Os dois grandes jornais de São Paulo, Folha e Estadão, deram na quarta-feira (27/8) grande destaque à decisão que deverá ser tomada pelo Supremo Tribunal Federal a respeito da criação da reserva indígena Raposa Serra do Sol, em Roraima. O Globo, do Rio, preferiu apostar em outro conflito latente, aquele que amadurece nas favelas cariocas e coloca em confronto traficantes e policiais corruptos, que formam milícias para vender serviços clandestinos aos moradores.
Nos dois casos, o que se lê é a história de um Brasil que avança pela primeira década do século 21 carregando mazelas de sua fundação: no litoral, onde se concentrou a modernidade, ou no interior da Amazônia, milhões de brasileiros ainda vivem à margem da sociedade, sob o risco de tiranias de vários tipos e sem a proteção do Estado.
Os indígenas ainda conseguem fazer ouvir sua voz, e, segundo dizem os jornais, se mostram dispostos a resistir. Já os excluídos urbanos se submetem passivamente a seus dominadores, que agora definem em quem eles devem votar.

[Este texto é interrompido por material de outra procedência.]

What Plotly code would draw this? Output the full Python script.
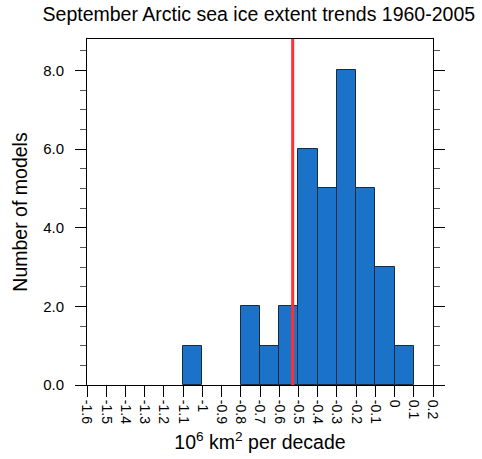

O conflito entre índios e plantadores de arroz chegou ao ponto em que qualquer decisão do STF pode provocar a eclosão da violência, e a situação agora parece sensibilizar a imprensa.
Depois de oferecer amplo espaço aos fazendeiros que se estabeleceram na área, justificando diante da sociedade urbana um processo de invasões planejado para impor o fato consumado, os jornais apostam numa decisão que não atenda completamente a nenhuma das duas partes.
População contaminada
É bem possível que, como anuncia a imprensa, a Suprema Corte escolha não consolidar toda a área destinada pelo governo à reserva, preservando em parte os interesses dos arrozeiros. Mas faltam informações na imprensa sobre a capacidade dos índios de resistir à continuidade da expansão das lavouras, porque já se demonstrou que os agricultores não aceitam limites.
Por outro lado, faltam informações também para convencer a sociedade de que a criação de reservas extensas para os povos tradicionais que já têm muito contato com os brancos é medida suficiente para protegê-los.
Uma notícia publicada hoje pelo Estado de S.Paulo informa que 87% dos índios que vivem no Vale do Rio Javari, no Amazonas, estão contaminados com o vírus da hepatite. Esse é um dado que pode ajudar o leitor a pensar no que acontece quando o Estado falha em proteger suas populações nativas.